Okay, let me be entirely forthcoming: I’m a frugal kind of guy. I’m one of those guys that shops for a deal on anything from a car loan to my deodorant and all things in between. So with that said, I’ll admit I was intrigued by the hype that seems to be surrounding what is currently the #2 app on the App Store Top 25 Paid Apps list: Occipital’s barcode scanner, RedLaser.
RedLaser’s concept is simple. You scan a barcode and RedLaser gives you several places online to find that item, hopefully at a lower price. Imagine RedLaser as one of those little scanner guns they give you for making a wedding registry or a baby registry, but better. Now I’ll admit, the concept sounds great, but there are tons of apps on the App Store with poorly executed “great concepts”, and this concept is complicated. So how did Occipital do? Let’s find out!
Before we dive headfirst into execution, let’s take a look at RedLaser’s features:
• Scans UPC, EAN and UPC-E barcodes
• Finds prices using Google and Amazon
• Offers the ability to email a list of scanned items
• Emailed item lists automatically include a plain text file of the raw barcode numbers (the developers advertise this as being useful for inventory purposes)
• Item prices automatically appear in the appropriate currency, based on your location
• Built-in browser to view websites from the price results list
I went to a local big box store with the trusty iPhone in hand, fired up RedLaser and skipped from department to department, scanning various items. Items were extremely easy to scan and RedLaser took only a moment to recognize a barcode, even when the barcode was upside down or in moderately low light. I found that RedLaser recognized around 75-80% of the barcodes I scanned and it seemed to only have trouble with less common and generic brand items. In those cases, RedLaser can’t display Google or Amazon price results when it encounters unrecognized barcodes.
I found RedLaser to be incredibly helpful as a shopping companion for instantly comparing prices. For example, I encountered a prominently featured large flat-screen TV on sale for $1248. I scanned the item and RedLaser found the same TV online for $100 less. Ironically, RedLaser discovered the cheaper price on the store’s own website, which could have been very helpful information had the need to negotiate price arisen. In another example, I scanned a $30 baby safety gate and RedLaser found the same gate on a competing big box store’s website for half the price. Generally speaking, not every item was cheaper elsewhere, but RedLaser quickly proved it was capable of saving price savvy users some big bucks.
The scanning feature was easy to use and took only a second or two to recognize most barcodes. The resulting Google and Amazon price results loaded quickly (even over EDGE) and seemed to provide a good number of competing online retailers. Perhaps most importantly, they were helpful in deciding whether the in-store price was the best deal or not.
My favorite feature is the ability to email a list of the scanned items. I think this feature is perfect for people (like me) who prefer to be more specific when making a wish list or registry.

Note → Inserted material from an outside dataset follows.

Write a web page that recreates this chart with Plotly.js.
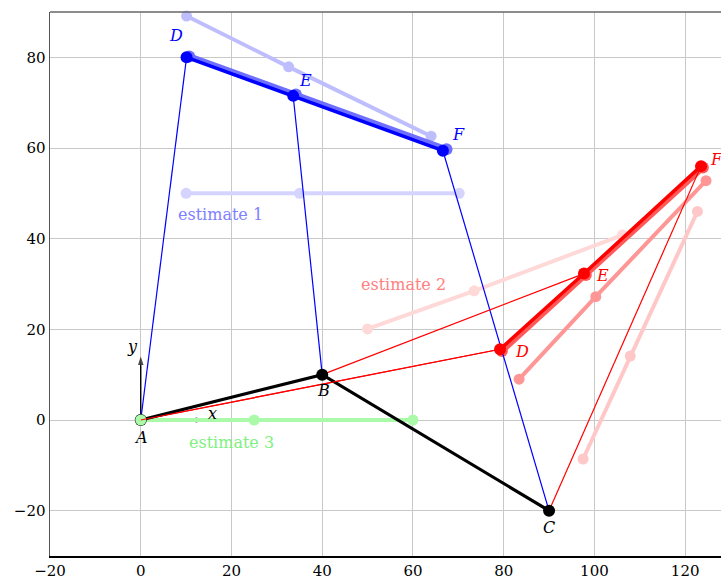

After all, when making a wish list, you can’t be more specific than providing someone the actual barcode of the item you want and a Google and Amazon link to it.
As far as cool and useful iPhone apps go, I think this one is really up there with the best of them. That said, I think there is some room for improvement. For example, all scanned items go into one master list. It would be great if RedLaser offered the ability to scan items to different lists or different categories rather than have them all go into one. Once an item is scanned and RedLaser displays the list of competing online prices, the prices seem to be in random order. The ability to sort prices starting with the lowest or highest would make price comparisons much easier.
Speaking of price comparisons, Amazon and Google have a lot of products, but they don’t have everything, so when using RedLaser, price results do occasionally come up empty. Adding more online search engines like Yahoo! Shopping or even EBay would only increase search results and make RedLaser better. Lastly, even though RedLaser recognized most products I scanned, there were enough products it did not recognize to keep RedLaser from being a 5-star app.
Occasionally, an iPhone app comes along that has the potential to pay for itself. Even more rarely, an iPhone app comes along that has the potential to pay for itself many times over. RedLaser clearly falls into the latter category, and at a mere $1.99, it’s worth the price of admission. Regardless of whether you are a die-hard comparison shopper or if you have just recently become one, RedLaser can help you save money. Period. Add in it’s handy ability to create and share a list of scanned items and you have an app that is wonderfully useful and very deserving of some space on your iPhone.